PDFBeads – convert scanned images to a single PDF file Version 1.0 (November 2010)

Copyright © 2010 Alexey Kryukov (amkryukov@gmail.com). All rights reserved.

PDFBeads is a small utility written in Ruby which takes scanned page images and converts them into a single PDF file. Unlike other PDF creation tools, PDFBeads attempts to implement the approach typically used for DjVu books. Its key feature is separating scanned text (typically black, but indexed images with a small number of colors are also accepted) from halftone pictures. Each type of graphical data is encoded into its own layer with a specific compression method and resolution.

The name ‘PDFBeads’ has been selected for the package because building PDF files from separate image is comparable to threading beads on a string. It also seems to be a good choice for a Ruby application.

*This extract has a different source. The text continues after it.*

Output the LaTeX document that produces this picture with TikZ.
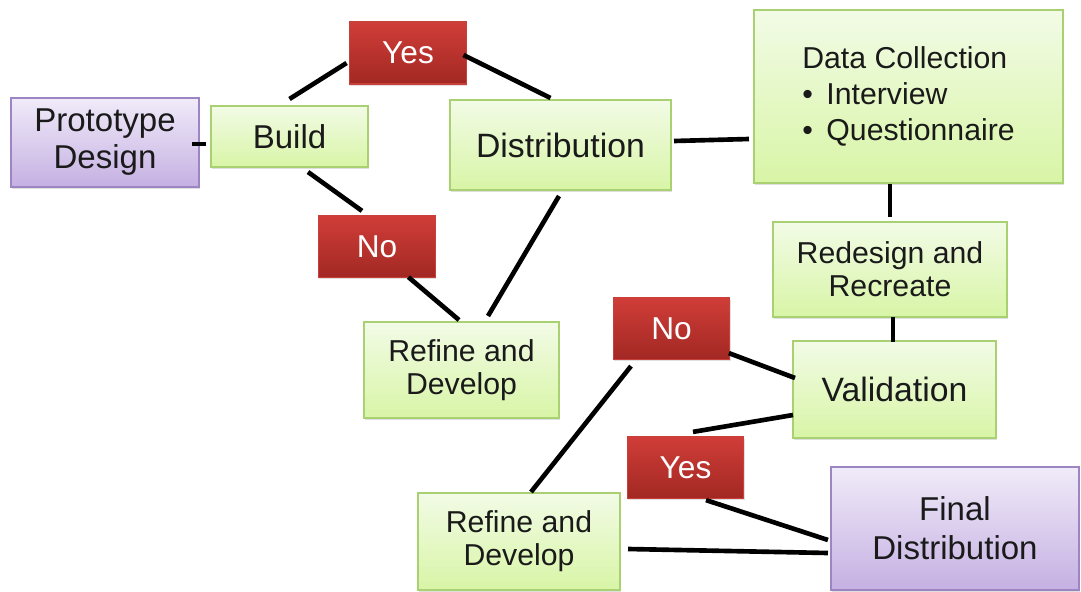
\documentclass[tikz,border=0pt]{standalone}
\usepackage{fontspec}
\setmainfont{Liberation Sans}
\usetikzlibrary{shadows}
\definecolor{greentop}{HTML}{F2FBE6}
\definecolor{greenbot}{HTML}{D8F5A6}
\definecolor{greenedge}{HTML}{A9D071}
\definecolor{redtop}{HTML}{D03D38}
\definecolor{redbot}{HTML}{A22823}
\definecolor{rededge}{HTML}{C9403B}
\definecolor{purpletop}{HTML}{F0EBF9}
\definecolor{purplebot}{HTML}{C5B0E2}
\definecolor{purpleedge}{HTML}{9C85C2}
\definecolor{inkgray}{HTML}{1A1A1A}
\begin{document}
\begin{tikzpicture}[x=0.025cm,y=-0.025cm,
        box/.style={rectangle,inner sep=0pt,outer sep=0pt,line width=0.8pt,align=center,
            drop shadow={shadow xshift=0.6pt,shadow yshift=-1.2pt,opacity=0.25}},
        greenbox/.style={box,draw=greenedge,top color=greentop,bottom color=greenbot,text=inkgray},
        redbox/.style={box,draw=rededge,top color=redtop,bottom color=redbot,text=white,
            minimum width=2.92cm,minimum height=1.53cm,font=\fontsize{22.5}{26}\selectfont},
        purplebox/.style={box,draw=purpleedge,top color=purpletop,bottom color=purplebot,text=inkgray},
        link/.style={line width=3.3pt,black}]
    \useasboundingbox (0,0) rectangle (1081,592);
    % left loop
    \node[purplebox,minimum width=4.7cm,minimum height=2.225cm,font=\fontsize{23.5}{26.3}\selectfont] (proto) at (105,142.5) {Prototype\\Design};
    \node[greenbox,minimum width=3.925cm,minimum height=1.525cm,font=\fontsize{23.5}{27}\selectfont] (build) at (289.5,136.5) {Build};
    \node[redbox,minimum height=1.55cm] (yes1) at (408,53) {Yes};
    \node[greenbox,minimum width=5.525cm,minimum height=2.25cm,font=\fontsize{24}{27}\selectfont] (dist) at (560.5,145) {Distribution};
    \node[redbox] (no1) at (377,246.5) {No};
    \node[greenbox,minimum width=4.875cm,minimum height=2.4cm,font=\fontsize{21.5}{23.5}\selectfont] (refine1) at (461.5,370) {Refine and\\Develop};
    % right side
    \node[greenbox,minimum width=7.725cm,minimum height=4.325cm,align=left,font=\fontsize{21.5}{25.6}\selectfont] (data) at (908.5,96.5)
        {Data Collection\\\makebox[0.8em][l]{\textbullet}Interview\\\makebox[0.8em][l]{\textbullet}Questionnaire};
    \node[greenbox,minimum width=5.85cm,minimum height=2.375cm,font=\fontsize{21.5}{23.5}\selectfont] (redesign) at (890,269.5) {Redesign and\\Recreate};
    \node[redbox] (no2) at (671.5,328.5) {No};
    \node[greenbox,minimum width=5.075cm,minimum height=2.425cm,font=\fontsize{24}{27}\selectfont] (valid) at (894.5,389.5) {Validation};
    \node[redbox] (yes2) at (685.5,467.5) {Yes};
    \node[greenbox,minimum width=5.05cm,minimum height=2.425cm,font=\fontsize{21.5}{23.5}\selectfont] (refine2) at (519,541.5) {Refine and\\Develop};
    \node[purplebox,minimum width=6.2cm,minimum height=3.075cm,font=\fontsize{23.5}{27.7}\selectfont] (final) at (955,528.5) {Final\\Distribution};
    % connectors
    \draw[link] ([shift={(-7,1.5)}]proto.east) -- ([shift={(-5,7.5)}]build.west);
    \draw[link] ([shift={(0,-7)}]build.north) -- ([shift={(-3,10)}]yes1.west);
    \draw[link] ([shift={(-3,2)}]yes1.east) -- ([shift={(-10,-2)}]dist.north);
    \draw[link] ([shift={(18.5,5)}]build.south) -- ([shift={(-15,-5)}]no1.north);
    \draw[link] ([shift={(-27,0)}]no1.south east) -- ([shift={(-2.5,-2)}]refine1.north);
    \draw[link] ([shift={(-1.5,6)}]dist.south) -- ([shift={(26.5,-6)}]refine1.north);
    \draw[link] ([shift={(3,-4)}]dist.east) -- ([shift={(-5,42.5)}]data.west);
    \draw[link] ([shift={(-18.5,1)}]data.south) -- ([shift={(0,-5)}]redesign.north);
    \draw[link] ([shift={(3,0)}]redesign.south) -- ([shift={(-1.5,1)}]valid.north);
    \draw[link] ([shift={(-1,-6)}]no2.south east) -- ([shift={(2,-11.5)}]valid.west);
    \draw[link] ([shift={(0,25.5)}]valid.west) -- ([shift={(7.5,-5)}]yes2.north);
    \draw[link] ([shift={(-40.5,7)}]no2.south) -- ([shift={(12,-1)}]refine2.north);
    \draw[link] ([shift={(20.5,2)}]yes2.south) -- ([shift={(-3,11.5)}]final.west);
    \draw[link] ([shift={(8,7.5)}]refine2.east) -- ([shift={(-3,24.5)}]final.west);
\end{tikzpicture}
\end{document}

Here’s a few operations you can perform with PDFBeads:

Note that PDFBeads is intended for creating PDF files from previously processed images, and so it can’t done some operations (e. g. converting color or grayscale scans to B&W) which should be typically performed with a special scan processing application, such as ScanTailor.

PDFBeads requires RMagick (the Ruby bindings for the popular Magick++ image processing library). The hpricot extension is not required, but highly recommended, as without it PDFBeads would not be able to read data from hOCR files.